Stepanavan is a health resort known for its pine forests and mountainous climate. The essential oils, isolated by coniferous trees, possess strong bactericidal properties; therefore mountainous air of Stepanavan, filled with the aroma of pine tree, is useful for patients who suffer from respiratory problems.
The infrastructure of the city is rather developed with many public libraries, sport schools, a cultural palace, modern hospitals and hotels. The domestic airport of Stepanavan was constructed and put in service in 1982. The house-museum of Stepan Shahumyan is located in the centre of the city. Directly off of the main square is the Stepanavan Information Center which provides services to tourists and residents alike.
The nearby villages of Yaghdan and Koghes used to have significant Pontic Greek communities.
There are 6 public educations schools and 4 kindergartens in Stepanavan.
Tourism and attractions:
- Dzoraget Canyon, a popular recreational destination.
- Lori Berd, medieval Armenian fortress, the centre of the historical Kingdom of Lori.
- Stepanavan Dendropark, founded in 1931 by "Edmon Leonovich", this 35 hectare botanical garden features a broad range of tree species from many regions. It is only 12 kilometers from Stepanavan, just outside the village of Gyulagarak.
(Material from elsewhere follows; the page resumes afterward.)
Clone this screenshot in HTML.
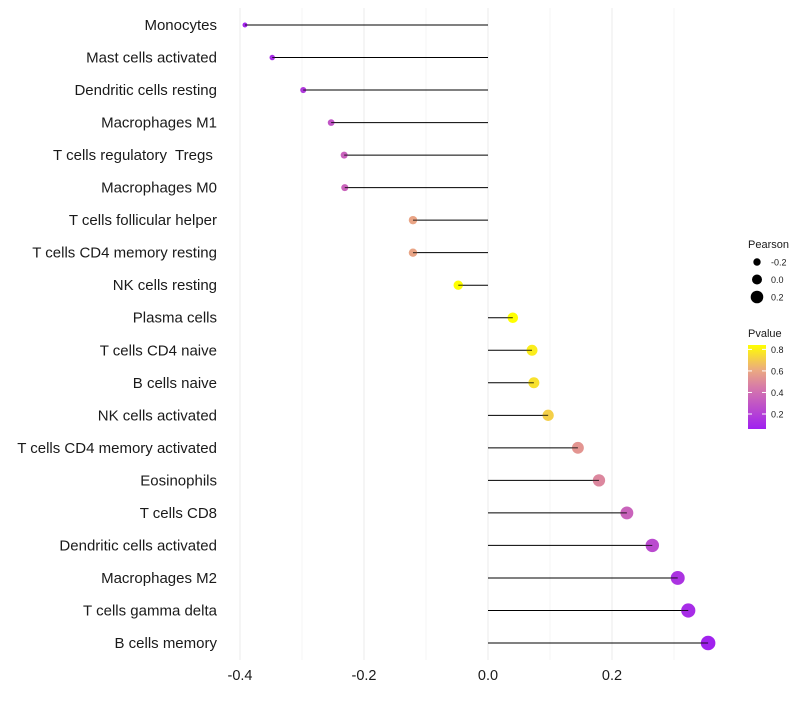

The park is known for its pine trees in "Sojut" area.
- House-museum of Stepan Shahumyan, located in the main square of Stepanavan, built around Shahumyan family's house.
- The Russian church in Amrakits village.
- Lake Kyubishev near Stepanavan, hidden in the heart of Lori's alpine meadows. The lake is covered with lilies and bulrushes.
- Surb Nshan chapel overlooking the city from the adjacent hill.
- Sanahin and Haghpat monasteries are also close to Stepanavan.
Stepanavan has many restaurants and hotels, including the centrally-located Hotel Lore, Anahit's Resort, Vahagn's Resort nestled in the forest, Paradise Hotel in Amrakits village on the outskirts of town, as well as numerous locally-run B&Bs, many of which are located on the northern bank.
The Stepanavan Information Center maintains current contact information for the restaurants, hotels, and B&Bs in the area.
The first Parliament speaker of the Democratic Republic of Armenia (1918–1920) Avetik Sahakyan (1863–1933) was born in Jalaloghly. Today, the house where he was born is located on Andranik street (formerly Lenin street).
The honoured actor and People's Artist of the USSR Sos Sargsyan was born in Stepanavan on 24 October 1929.